Combined effect ryanodine and MCa
Normally low
concentrations of ryanodine induce a characteristic “half conductance” state of
RyR from which the channel only occasionally closes, and only for a short time
(for a few milliseconds), and never switches to the full open state unless the
ryanodine is removed from the bathing solution (for review see Meissner and
el-Hashem, 1992). In the case of the simultaneous
presence of ryanodine and MCa the “half conductance state” characteristic to
the alkaloid dominates channel behavior. Nevertheless, long closing periods –
due to the presence of MCa – become apparent, during which the channel enters a
“half of the half” conductance state clearly indicating that the binding of the
toxin and the alkaloid are independent of one another. The free gating of the
channel between these two states ensures that not only the binding but also the
state into which MCa transforms the channel is independent of that induced by
ryanodine.
The binding site for MCa and its
effect on ECRE
MCa and its
structural analogue Imperatoxin A have been shown to induce extremely long
calcium release events in amphibian skeletal muscle fibers (Gonzalez et al. 2000b; Stifmann et al. 2000; Szappanos et al. 2005). These events are most
likely the direct consequence of the calcium release channel entering into the
LLSS following the binding of the toxin molecule. Several pieces of evidence
support this conclusion. First, the length of these long events correlates well
with the length of LLSS. Second, mutations in MCa cause parallel changes in the
ability of the toxin to induce LLSS on isolated channels and to modify the
kinetics of ECRE. Finally, neither the wild type MCa nor its mutated analogues have
any effects on the SR calcium pump (data not shown). This, on the one hand,
clearly confirms that these long events are due to the calcium released through
a single toxin-modified channel while calcium sparks are generated by the
opening of a group of calcium release channels. On the other hand, it gives
further insight into the interaction of MCa and the calcium release channel. As
discussed above the toxin seems to prefer the open conformation when it binds to
RyR. If MCa would only bind to the open channel the prediction would be that
long events should tail calcium sparks. This is clearly the case for amphibians
where long events are generally made up of a leading spark and a tailing ember.

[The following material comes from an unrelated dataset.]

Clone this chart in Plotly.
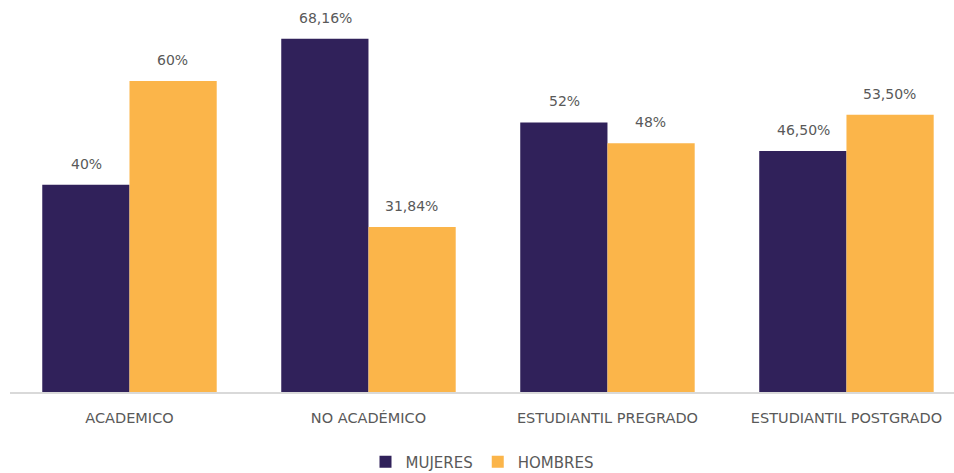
import plotly.graph_objects as go

categories = ["ACADEMICO", "NO ACADÉMICO", "ESTUDIANTIL PREGRADO", "ESTUDIANTIL POSTGRADO"]
mujeres = [40, 68.16, 52, 46.5]
hombres = [60, 31.84, 48, 53.5]
mujeres_labels = ["40%", "68,16%", "52%", "46,50%"]
hombres_labels = ["60%", "31,84%", "48%", "53,50%"]

PURPLE = "#30215A"
ORANGE = "#FBB54A"
GRAY = "#595959"
FONT = "DejaVu Sans"

fig = go.Figure()
fig.add_trace(go.Bar(x=categories, y=mujeres, name="MUJERES", marker=dict(color=PURPLE, line=dict(width=0))))
fig.add_trace(go.Bar(x=categories, y=hombres, name="HOMBRES", marker=dict(color=ORANGE, line=dict(width=0))))

for i, c in enumerate(categories):
    fig.add_annotation(x=c, y=mujeres[i], text=mujeres_labels[i], xshift=-43, yshift=21,
                       showarrow=False, font=dict(size=14, color=GRAY, family=FONT))
    fig.add_annotation(x=c, y=hombres[i], text=hombres_labels[i], xshift=43, yshift=21,
                       showarrow=False, font=dict(size=14, color=GRAY, family=FONT))

fig.update_layout(
    width=954, height=473,
    margin=dict(l=10, r=0, t=10, b=81, autoexpand=False),
    paper_bgcolor="white", plot_bgcolor="white",
    barmode="group", bargap=0.27, bargroupgap=0,
    font=dict(family=FONT, size=14, color=GRAY),
    showlegend=True,
    legend=dict(orientation="h", x=0.5, xanchor="center", y=-0.183, yanchor="middle",
                font=dict(size=15, color=GRAY, family=FONT), traceorder="normal"),
    xaxis=dict(type="category", range=[-0.5, 3.45], showline=True, linecolor="#D9D9D9", linewidth=1.5,
               ticks="", tickfont=dict(size=14.5, color=GRAY, family=FONT), ticklabelstandoff=12,
               showgrid=False, zeroline=False),
    yaxis=dict(range=[0, 73.7], visible=False, showgrid=False, zeroline=False),
)

fig.write_html("out.html", config={"displayModeBar": False},
               post_script="document.body.style.margin='0';document.body.style.overflow='hidden';")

It should be noted, however, that a few events (2% of those where long embers
were observed) are devoid of the leading ember. This indicates that there is a
possibility, albeit much lower, for the toxin to bind to the closed channel. We,
of course, cannot exclude the possibility that the binding actually occurred
right after the opening of the channel and this then prevented neighboring
channels to open and the spark from being formed. While the above scenario is a
real, although unlikely possibility in amphibians, it clearly cannot account
for the observation in mammals where all long events are without leading
sparks. Taken together, our data are in line with the hypothesis that MCa and
its mutants bind preferably, but not solely to the open channel.